“Historic” Tax Cuts 

We need “sane” tax reform, not mindless, deficit-busting cuts.

President Trump is promising "massive tax cuts," "historic tax cuts," the "largest tax cut in our country's history." So this might be a good time to point out: The country doesn't need a tax cut.

Of course, we should have a saner tax system, one less riddled with needless complexities. Most immediately, we should have a saner corporate tax system, one that achieves lower tax rates without losing tax revenue, by broadening the base and eliminating loopholes.

But tax cuts — not to mention tax cuts of the magnitude that Trump and fellow Republicans contemplate — are worse than unwarranted. They are dangerous. They would add trillions to the national debt at a point when it is already dangerously large as a share of the economy.

Consider: When Ronald Reagan cut taxes in 1981, the top individual rate was 70 percent; that was reduced to 50 percent. (The current top rate stands at 39.6 percent.) The national debt then amounted to 25 percent of the economy.

Flash forward to 2001. Implausible as this now sounds, the initial argument for a tax cut then was that massive projected surpluses counseled giving the American people a refund on the taxes they had paid. The worry among Serious People was that the debt would be paid off too quickly(!). It stood at 31 percent of the economy.

Of course, those surpluses proved illusory, and as the economy faltered, the argument for lowering taxes shifted to economic stimulus, in 2001 and again in 2003.

Where are we now? The Congressional Budget Office reports that in 2013, the most recent analysis available, average federal tax rates were below the 35-year average for all households, except those in the top 1 percent.

So if Americans aren't staggering under an intolerable tax burden, do economic circumstances justify a tax cut? Trump himself keeps crowing about how magnificently the economy is performing under his supervision, with a stock market at record highs, unemployment low, and economic growth strong.

Meanwhile, the national debt is 77 percent of the economy, the highest since the end of World War II. It is on track to exceed the entire gross domestic product by 2033. That is even without a $1.5 trillion tax cut, the amount envisioned in the just-passed budget resolutions.

Don't think this is a problem?
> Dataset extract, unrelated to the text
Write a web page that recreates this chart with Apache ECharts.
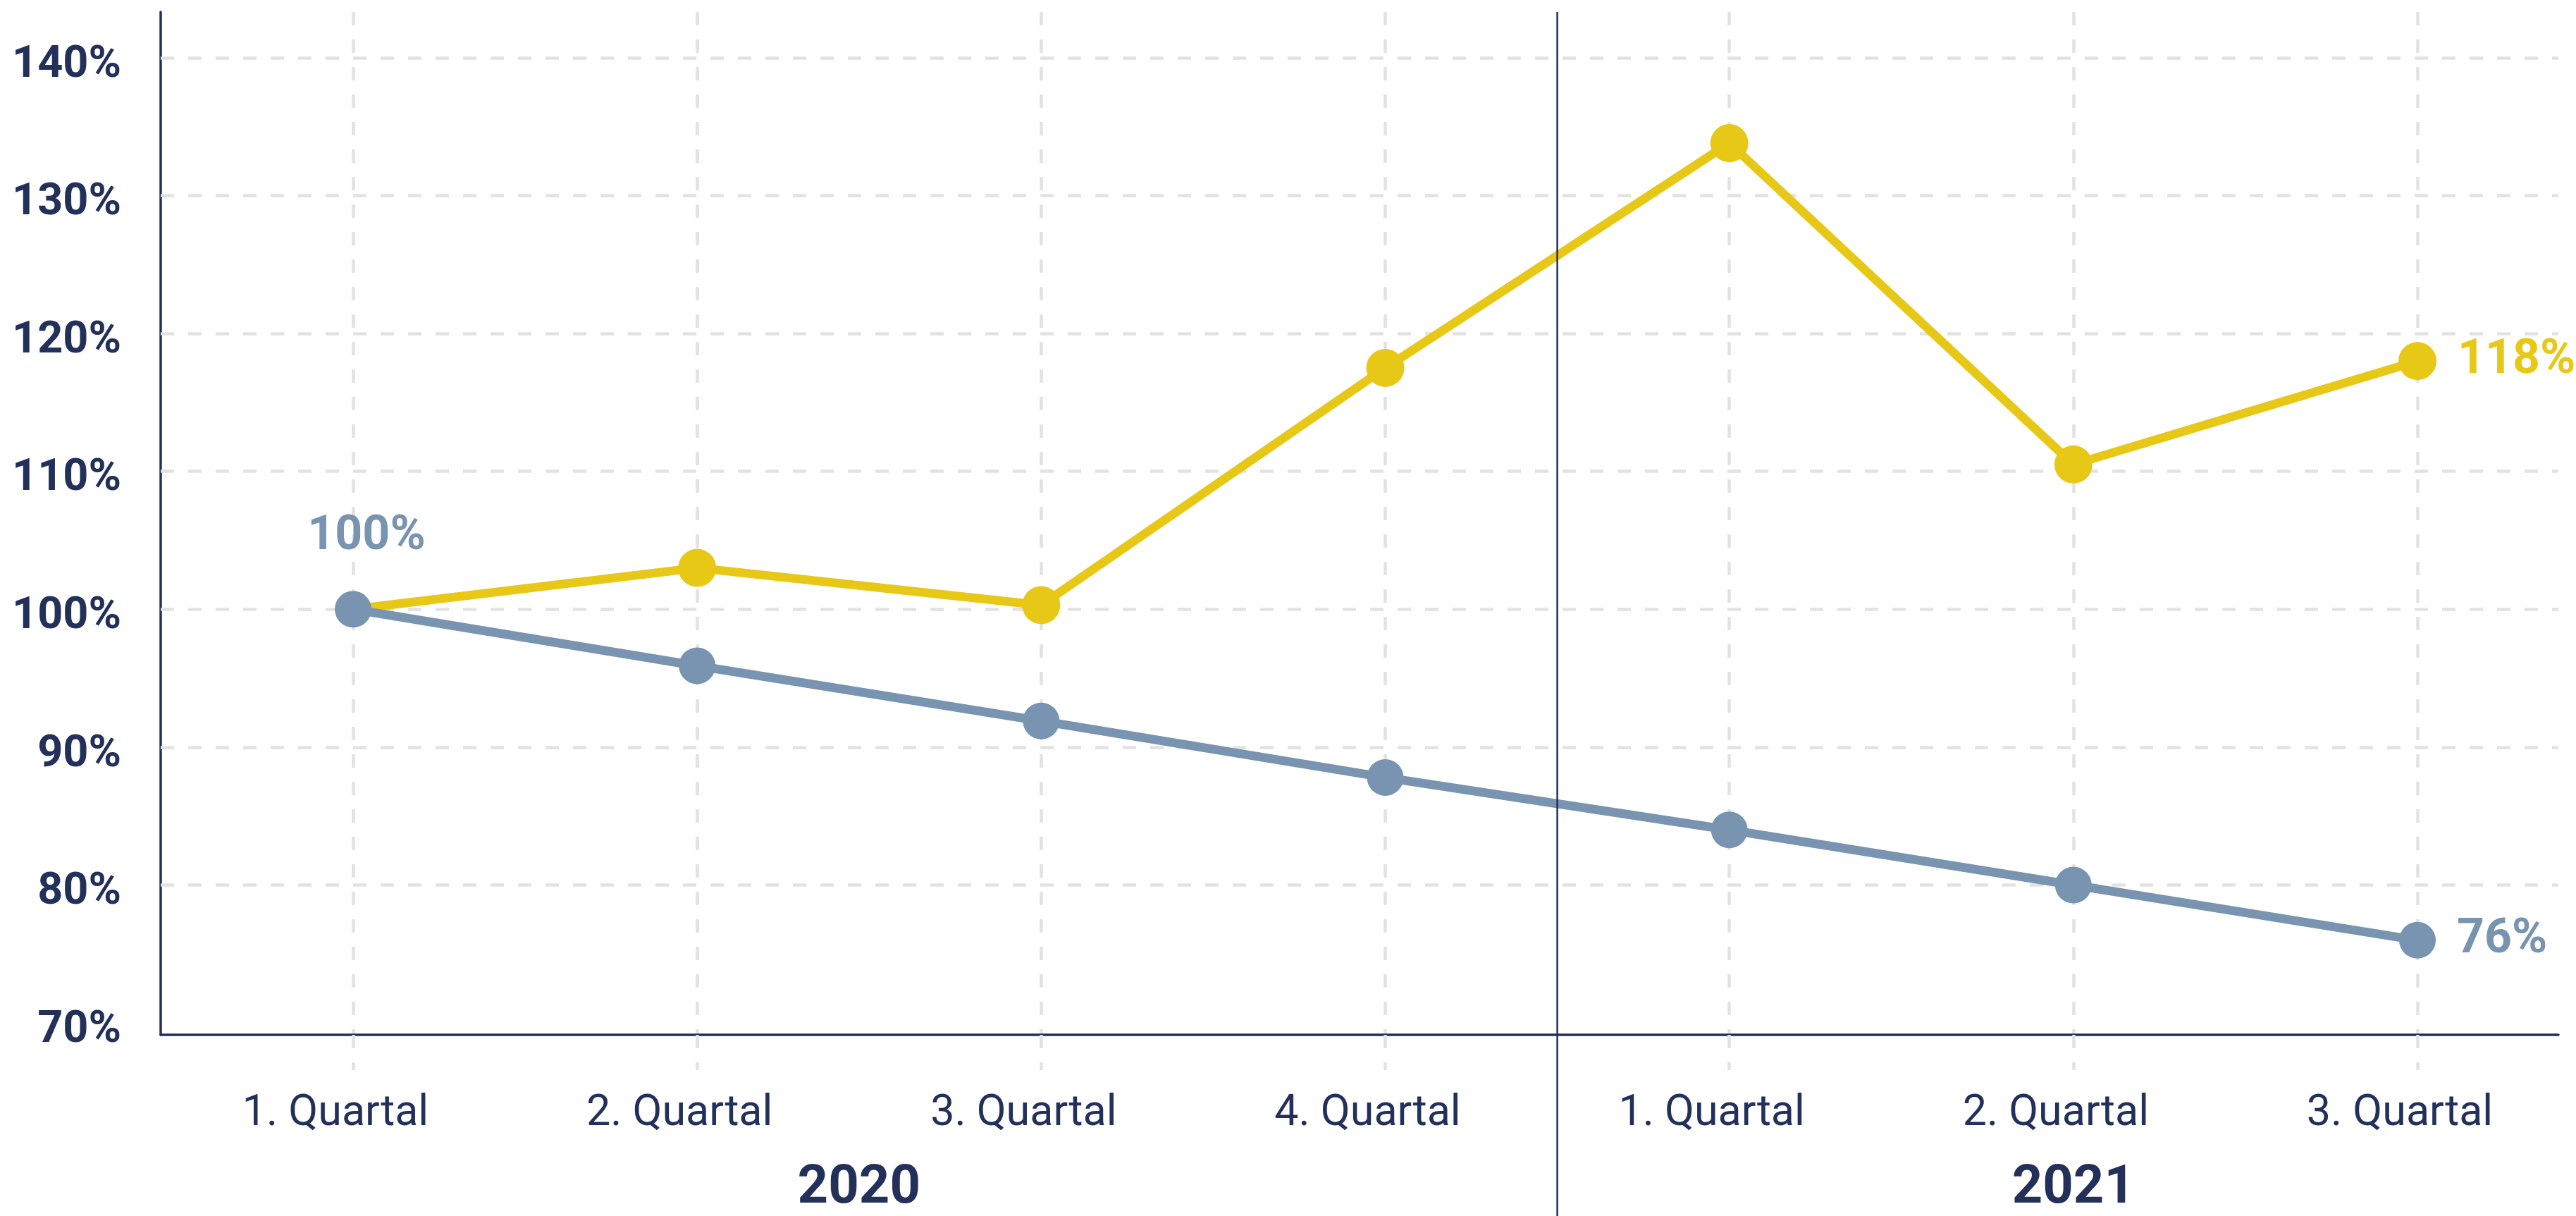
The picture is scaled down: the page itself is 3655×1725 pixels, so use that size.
<!DOCTYPE html>
<html>
<head>
<meta charset="utf-8">
<script src="https://cdn.jsdelivr.net/npm/echarts@6/dist/echarts.min.js"></script>
<style>
  html, body { margin: 0; padding: 0; background: #fff; }
  #chart { width: 3655px; height: 1725px; }
</style>
</head>
<body>
<div id="chart"></div>
<script>
// categories and years
const quarters = ['1. Quartal', '2. Quartal', '3. Quartal', '4. Quartal', '1. Quartal', '2. Quartal', '3. Quartal']
const years = ['2020', '2021']
// series values (percent)
const yellowValues = [100, 103, 100.3, 117.5, 133.8, 110.5, 118]
const blueValues = [100, 95.9, 91.9, 87.8, 84, 80, 76]
// horizontal gridline values
const gridValues = [80, 90, 100, 110, 120, 130, 140]

const NAVY = '#22305a'
const YELLOW = '#e8c817'
const BLUE = '#7894b0'
const GRID = '#e2e2e2'
const FONT = 'Roboto, "DejaVu Sans Condensed", sans-serif'

const yMin = 69.14
const yMax = 143.31

const chart = echarts.init(document.getElementById('chart'))

const dashed = { type: [19, 20], color: GRID, width: 4.5 }

const option = {
  animation: false,
  backgroundColor: '#fff',
  grid: [
    { left: 228, right: 25, top: 17, bottom: 257, containLabel: false, outerBoundsMode: 'none' },
    { left: 501, right: 225, top: 17, bottom: 257, containLabel: false, outerBoundsMode: 'none' }
  ],
  xAxis: [
    {
      // plain axis, only for the bottom line
      type: 'value', gridIndex: 0, min: 0, max: 1,
      axisLine: { show: true, lineStyle: { color: NAVY, width: 3.5 } },
      axisTick: { show: false }, axisLabel: { show: false }, splitLine: { show: false }
    },
    {
      type: 'category', gridIndex: 1, boundaryGap: false, data: quarters,
      axisLine: { show: false },
      axisTick: { show: true, length: 50, lineStyle: dashed },
      splitLine: { show: true, lineStyle: dashed },
      axisLabel: {
        color: NAVY, fontFamily: FONT, fontSize: 61, margin: 82,
        padding: [0, 50, 0, 0]
      }
    }
  ],
  yAxis: [
    {
      type: 'value', gridIndex: 0, min: yMin, max: yMax,
      splitNumber: 7, minInterval: 10, maxInterval: 10,
      axisLine: { show: true, lineStyle: { color: NAVY, width: 3.5 } },
      axisTick: { show: false },
      splitLine: { show: false },
      axisLabel: {
        color: NAVY, fontFamily: FONT, fontWeight: 'bold', fontSize: 63, margin: 56,
        verticalAlign: 'top', lineHeight: 22,
        formatter: v => Math.abs(v - Math.round(v / 10) * 10) < 1e-6 ? Math.round(v) + '%' : ''
      }
    },
    { type: 'value', gridIndex: 1, min: yMin, max: yMax, show: false }
  ],
  series: [
    {
      // horizontal dashed gridlines
      type: 'line', xAxisIndex: 0, yAxisIndex: 0, data: [], z: 1, silent: true,
      markLine: {
        z: 1, silent: true, symbol: ['none', 'none'], label: { show: false },
        lineStyle: dashed,
        data: gridValues.map(v => ({ yAxis: v }))
      }
    },
    {
      name: 'gelb', type: 'line', xAxisIndex: 1, yAxisIndex: 1, z: 3,
      symbol: 'circle', symbolSize: 54,
      lineStyle: { color: YELLOW, width: 12.5 },
      itemStyle: { color: YELLOW },
      data: yellowValues.map((v, i) => {
        if (i === 0) return { value: v, symbol: 'none' }
        if (i === yellowValues.length - 1) return { value: v, label: { show: true, position: 'right', distance: 30 } }
        return v
      }),
      label: {
        show: false, color: YELLOW, fontFamily: FONT, fontWeight: 'bold', fontSize: 68,
        formatter: p => p.value + '%'
      }
    },
    {
      name: 'blau', type: 'line', xAxisIndex: 1, yAxisIndex: 1, z: 4,
      symbol: 'circle', symbolSize: 52,
      lineStyle: { color: BLUE, width: 12.5 },
      itemStyle: { color: BLUE },
      data: blueValues.map((v, i) => {
        if (i === 0) return { value: v, label: { show: true, position: 'top', distance: 42, offset: [19, 0] } }
        if (i === blueValues.length - 1) return { value: v, label: { show: true, position: 'right', distance: 30 } }
        return v
      }),
      label: {
        show: false, color: BLUE, fontFamily: FONT, fontWeight: 'bold', fontSize: 68,
        formatter: p => p.value + '%'
      }
    }
  ]
}

chart.setOption(option)

// separator between the years and the year labels, placed from the axis scale
const px = i => chart.convertToPixel({ xAxisIndex: 1 }, i)
const axisStart = chart.convertToPixel({ xAxisIndex: 0 }, 0)
const sepX = (px(3) + px(4)) / 2
const yearCenters = [(axisStart + sepX) / 2, px(5)]

chart.setOption({
  graphic: [
    {
      type: 'line', z: 10,
      shape: { x1: sepX, y1: 17, x2: sepX, y2: 1725 },
      style: { stroke: NAVY, lineWidth: 2.5 }
    }
  ].concat(years.map((y, i) => ({
    type: 'text', z: 10,
    x: yearCenters[i], y: 1687,
    style: {
      text: y, fill: NAVY, font: 'bold 76px ' + FONT,
      align: 'center', verticalAlign: 'middle'
    }
  })))
})
</script>
</body>
</html>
Trump himself has disagreed. Accepting the GOP nomination, he lambasted President Obama for overseeing a doubling of the national debt. Issuing his first budget blueprint in May, Trump warned against "passing unsustainable levels of debt on to our children and grandchildren and causing serious economic damage."

The reflexive Republican response — not a conservative response, because this argument is anything but conservative — is that tax cuts will somehow, magically, generate enough economic growth to pay for themselves. This is belied not only by economic theory but by history.
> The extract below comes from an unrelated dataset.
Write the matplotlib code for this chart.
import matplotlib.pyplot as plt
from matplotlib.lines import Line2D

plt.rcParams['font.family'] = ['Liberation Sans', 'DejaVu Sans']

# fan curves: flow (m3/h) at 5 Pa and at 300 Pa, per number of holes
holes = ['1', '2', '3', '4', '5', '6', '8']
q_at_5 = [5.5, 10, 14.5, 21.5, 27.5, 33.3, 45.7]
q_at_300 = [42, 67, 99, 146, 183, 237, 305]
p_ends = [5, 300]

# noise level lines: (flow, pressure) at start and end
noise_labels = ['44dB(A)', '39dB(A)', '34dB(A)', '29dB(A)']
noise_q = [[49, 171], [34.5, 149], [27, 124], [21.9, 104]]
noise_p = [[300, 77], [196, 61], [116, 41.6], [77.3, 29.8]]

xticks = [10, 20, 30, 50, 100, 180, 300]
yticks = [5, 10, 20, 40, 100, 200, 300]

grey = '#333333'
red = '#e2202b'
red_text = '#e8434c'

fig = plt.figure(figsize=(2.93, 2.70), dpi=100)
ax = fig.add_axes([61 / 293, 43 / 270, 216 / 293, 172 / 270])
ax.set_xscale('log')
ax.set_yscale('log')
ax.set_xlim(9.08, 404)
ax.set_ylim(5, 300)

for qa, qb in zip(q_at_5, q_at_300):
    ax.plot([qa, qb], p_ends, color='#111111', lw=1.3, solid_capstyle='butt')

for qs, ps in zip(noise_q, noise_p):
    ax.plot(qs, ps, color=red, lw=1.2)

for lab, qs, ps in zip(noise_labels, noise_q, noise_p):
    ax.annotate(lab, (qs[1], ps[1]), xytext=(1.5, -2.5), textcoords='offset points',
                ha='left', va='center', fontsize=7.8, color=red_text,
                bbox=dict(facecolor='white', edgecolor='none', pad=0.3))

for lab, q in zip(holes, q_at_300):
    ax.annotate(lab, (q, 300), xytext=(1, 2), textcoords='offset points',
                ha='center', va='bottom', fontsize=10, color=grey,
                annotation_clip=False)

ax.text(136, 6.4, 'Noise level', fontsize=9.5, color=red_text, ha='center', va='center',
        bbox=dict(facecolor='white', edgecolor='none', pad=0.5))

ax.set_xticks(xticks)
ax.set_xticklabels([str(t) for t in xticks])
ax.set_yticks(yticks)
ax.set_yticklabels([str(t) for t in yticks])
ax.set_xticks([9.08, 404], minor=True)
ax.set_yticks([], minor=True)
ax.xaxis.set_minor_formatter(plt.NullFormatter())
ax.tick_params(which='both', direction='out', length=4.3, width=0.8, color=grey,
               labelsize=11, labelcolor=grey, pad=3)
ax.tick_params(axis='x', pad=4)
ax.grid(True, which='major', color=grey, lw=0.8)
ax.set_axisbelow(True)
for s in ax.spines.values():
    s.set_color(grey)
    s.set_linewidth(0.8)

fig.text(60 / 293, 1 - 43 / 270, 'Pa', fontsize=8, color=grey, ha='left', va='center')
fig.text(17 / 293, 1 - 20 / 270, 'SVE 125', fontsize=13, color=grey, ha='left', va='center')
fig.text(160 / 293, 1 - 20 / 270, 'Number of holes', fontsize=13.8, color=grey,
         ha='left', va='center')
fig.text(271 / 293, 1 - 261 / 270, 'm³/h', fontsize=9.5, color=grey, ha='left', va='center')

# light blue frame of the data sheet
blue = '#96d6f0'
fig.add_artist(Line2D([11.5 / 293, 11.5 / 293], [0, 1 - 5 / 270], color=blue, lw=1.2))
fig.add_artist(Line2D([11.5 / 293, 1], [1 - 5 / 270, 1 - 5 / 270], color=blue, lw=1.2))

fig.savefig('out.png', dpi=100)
Could well-designed tax cuts promote economic growth? Sure. But not enough to pay for themselves. Responsible economic analysis ranges from a low of zero effect on growth (because higher debt constitutes a drag on the economy) to a high of 32 percent of the cost of the tax cuts.

The actual numbers don't support tax-cutters' zeal. As economists William Gale and Andrew Samwick found, "U.S. historical data show huge shifts in taxes with virtually no observable shift in growth rates."

Yes, the economy grew robustly after John F. Kennedy proposed and Lyndon Johnson signed a tax cut in 1964 (the top rate went from 91 percent to 70 percent), and after Reagan cut taxes in 1981 (he later raised them, because of fears of the ballooning deficit). But the economy also grew robustly after Bill Clinton raised taxes in 1993 and anemically after George W. Bush cut taxes in 2001 and 2003.

The Trump White House claims that its proposed corporate tax cuts could boost GDP by 3 percent to 5 percent. But its analysis doesn't consider the impact of financing the tax cuts through deficit spending.

Indeed, the nonpartisan Tax Policy Center found that increased growth would be counteracted within a few years by the drag of higher deficits; overall, the plan would increase deficits by $2.4 trillion during the first decade.

Trump wants tax cuts — the biggest ever! — because he promised them. Republicans take tax cuts as a matter of faith; they are desperate for a legislative win, any win, to take to voters next year. So deficit-financed tax cuts may be a political imperative. As an economic matter, they are simply reckless.

Ruth Marcus writes for the Washington Post Writers Group.